◆ INSTRUCTIONS TO FOLLOW
Wherever the word "seaborn" shows up in a line, please copy that line.

== PROVIDED DATA ==

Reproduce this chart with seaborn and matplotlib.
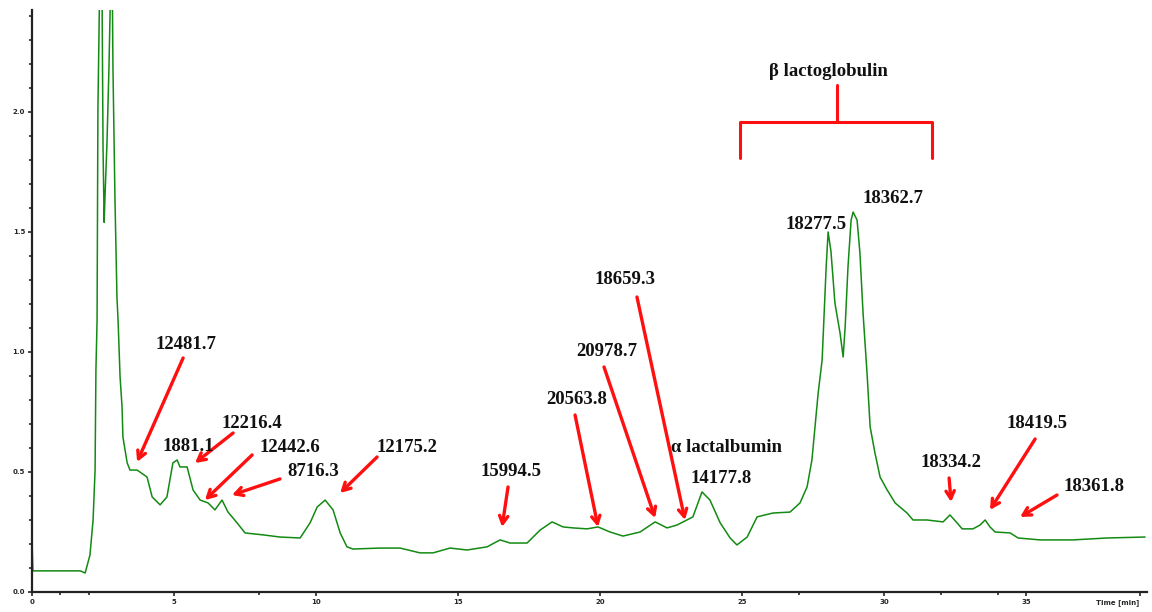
import matplotlib
matplotlib.use("Agg")
import matplotlib.pyplot as plt
import seaborn as sns
import pandas as pd

# chromatogram trace: time (min) and absorbance
time_min = [0.00, 0.03, 1.00, 1.70, 1.87, 2.04, 2.15, 2.22, 2.25, 2.29, 2.32, 2.39, 2.46,
            2.50, 2.54, 2.57, 2.64, 2.71, 2.78, 2.82, 2.85, 2.92, 2.99, 3.03, 3.10, 3.17,
            3.20, 3.35, 3.45, 3.70, 4.05, 4.23, 4.51, 4.75, 4.96, 5.11, 5.21, 5.46, 5.67,
            5.92, 6.20, 6.44, 6.69, 6.90, 7.22, 7.50, 8.13, 8.73, 9.44, 9.79, 10.04, 10.32,
            10.60, 10.85, 11.09, 11.30, 12.25, 12.96, 13.66, 14.12, 14.72, 15.32, 16.02,
            16.48, 16.83, 17.43, 17.89, 18.31, 18.70, 19.05, 19.54, 19.93, 20.35, 20.81,
            21.41, 21.94, 22.36, 22.71, 23.06, 23.27, 23.59, 23.87, 24.23, 24.58, 24.82,
            25.18, 25.53, 25.81, 26.09, 26.69, 27.04, 27.29, 27.46, 27.57, 27.68, 27.82,
            27.89, 27.96, 28.03, 28.13, 28.27, 28.45, 28.56, 28.63, 28.73, 28.84, 28.91,
            29.05, 29.15, 29.26, 29.40, 29.51, 29.68, 29.86, 30.11, 30.39, 30.81, 31.02,
            31.51, 32.08, 32.32, 32.57, 32.75, 33.13, 33.38, 33.56, 33.73, 33.91, 34.44,
            34.72, 35.49, 36.65, 37.85, 39.19]
absorbance = [0.217, 0.088, 0.088, 0.088, 0.079, 0.154, 0.300, 0.508, 0.925, 1.130, 2.010, 2.600, 2.600,
              1.850, 1.540, 1.650, 1.875, 2.190, 2.600, 2.600, 2.180, 1.640, 1.230, 1.130, 0.896, 0.771,
              0.646, 0.538, 0.508, 0.508, 0.479, 0.396, 0.363, 0.396, 0.538, 0.550, 0.521, 0.521, 0.425,
              0.383, 0.371, 0.342, 0.383, 0.333, 0.288, 0.246, 0.238, 0.229, 0.225, 0.288, 0.354, 0.383,
              0.342, 0.246, 0.188, 0.179, 0.183, 0.183, 0.163, 0.163, 0.183, 0.175, 0.188,
              0.217, 0.204, 0.204, 0.258, 0.292, 0.271, 0.267, 0.263, 0.271, 0.250, 0.233,
              0.250, 0.292, 0.267, 0.279, 0.300, 0.313, 0.417, 0.383, 0.288, 0.225, 0.196,
              0.229, 0.313, 0.321, 0.329, 0.333, 0.371, 0.438, 0.550, 0.688, 0.829, 0.967,
              1.163, 1.350, 1.500, 1.420, 1.204, 1.079, 0.979, 1.104, 1.354, 1.550, 1.583,
              1.550, 1.413, 1.163, 0.913, 0.688, 0.579, 0.479, 0.425, 0.371, 0.329, 0.300,
              0.300, 0.292, 0.321, 0.288, 0.263, 0.263, 0.279, 0.300, 0.271, 0.250, 0.246,
              0.225, 0.217, 0.217, 0.225, 0.229]

# peak labels: text, text position, arrow tail, arrow tip (None = no arrow)
peak_labels = ["12481.7", "12216.4", "1881.1", "12442.6", "8716.3", "12175.2", "15994.5",
               "20563.8", "20978.7", "18659.3", "\u03b1 lactalbumin", "14177.8", "18277.5",
               "18362.7", "18334.2", "18419.5", "18361.8", "\u03b2 lactoglobulin"]
label_pos = [(5.42, 1.033), (7.75, 0.700), (5.49, 0.608), (9.08, 0.600), (9.89, 0.500),
             (13.20, 0.600), (16.87, 0.500), (19.19, 0.804), (20.25, 1.004), (20.88, 1.300),
             (24.47, 0.604), (24.26, 0.471), (27.61, 1.533), (30.32, 1.638), (32.36, 0.538),
             (35.39, 0.704), (37.39, 0.4375), (28.03, 2.167)]
arrows = [((5.32, 0.975), (3.70, 0.542)), ((7.08, 0.6625), (5.74, 0.5375)),
          None, ((7.75, 0.571), (6.09, 0.383)), ((8.73, 0.471), (7.04, 0.404)),
          ((12.15, 0.5625), (10.85, 0.4125)), ((16.76, 0.4375), (16.55, 0.271)),
          ((19.12, 0.7375), (19.93, 0.271)), ((20.14, 0.9375), (21.94, 0.308)),
          ((21.30, 1.229), (22.99, 0.300)), None, None, None, None,
          ((32.29, 0.475), (32.36, 0.375)), ((35.32, 0.6375), (33.73, 0.342)),
          ((36.09, 0.404), (34.79, 0.3125)), None]

df = pd.DataFrame({"time": time_min, "abs": absorbance})

sns.set_style("ticks")
fig = plt.figure(figsize=(11.52, 6.12), dpi=100)
ax = fig.add_axes([0.0278, 0.0327, 0.9679, 0.951])

sns.lineplot(data=df, x="time", y="abs", ax=ax, color="#138a13", linewidth=1.1,
             sort=False, estimator=None)

ax.set_xlim(0, 39.26)
ax.set_ylim(0, 2.425)
ax.set_xlabel("")
ax.set_ylabel("")
ax.set_xticks([0, 5, 10, 15, 20, 25, 30, 35, 39])
ax.set_xticklabels(["0", "5", "10", "15", "20", "25", "30", "35", "Time [min]"])
ax.set_xticks([1, 2, 8, 27, 32, 34], minor=True)
ax.set_yticks([0.0, 0.5, 1.0, 1.5, 2.0])
ax.set_yticklabels(["0.0", "0.5", "1.0", "1.5", "2.0"])
ax.set_yticks([i / 10 for i in range(25) if i % 5 != 0], minor=True)
ax.tick_params(axis="both", which="major", labelsize=5, length=3, width=1.2, pad=2)
ax.tick_params(axis="both", which="minor", length=2, width=1.2)
for lab in ax.get_xticklabels() + ax.get_yticklabels():
    lab.set_fontweight("bold")
# keep the last label inside the figure
ax.get_xticklabels()[-1].set_horizontalalignment("right")
for side in ["top", "right"]:
    ax.spines[side].set_visible(False)
for side in ["left", "bottom"]:
    ax.spines[side].set_linewidth(1.6)
    ax.spines[side].set_color("#222222")

for text, (tx, ty), arr in zip(peak_labels, label_pos, arrows):
    ax.text(tx, ty, text, ha="center", va="center", fontsize=13.5, fontweight="bold",
            family=["Liberation Serif", "DejaVu Serif"], color="#111111")
    if arr is not None:
        (x0, y0), (x1, y1) = arr
        ax.annotate("", xy=(x1, y1), xytext=(x0, y0),
                    arrowprops=dict(arrowstyle="->, head_length=0.55, head_width=0.3",
                                    color="#ff1010", lw=2.4, shrinkA=0, shrinkB=0))

# bracket over the beta lactoglobulin pair
ax.plot([28.35, 28.35], [2.1125, 1.958], color="#ff1010", lw=2.2, clip_on=False)
ax.plot([24.93, 24.93, 31.69, 31.69], [1.808, 1.958, 1.958, 1.808], color="#ff1010", lw=2.2)

fig.savefig("out.png", dpi=100)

===

◆ THE COMPLETED TASK
Reproduce this chart with seaborn and matplotlib.
import seaborn as sns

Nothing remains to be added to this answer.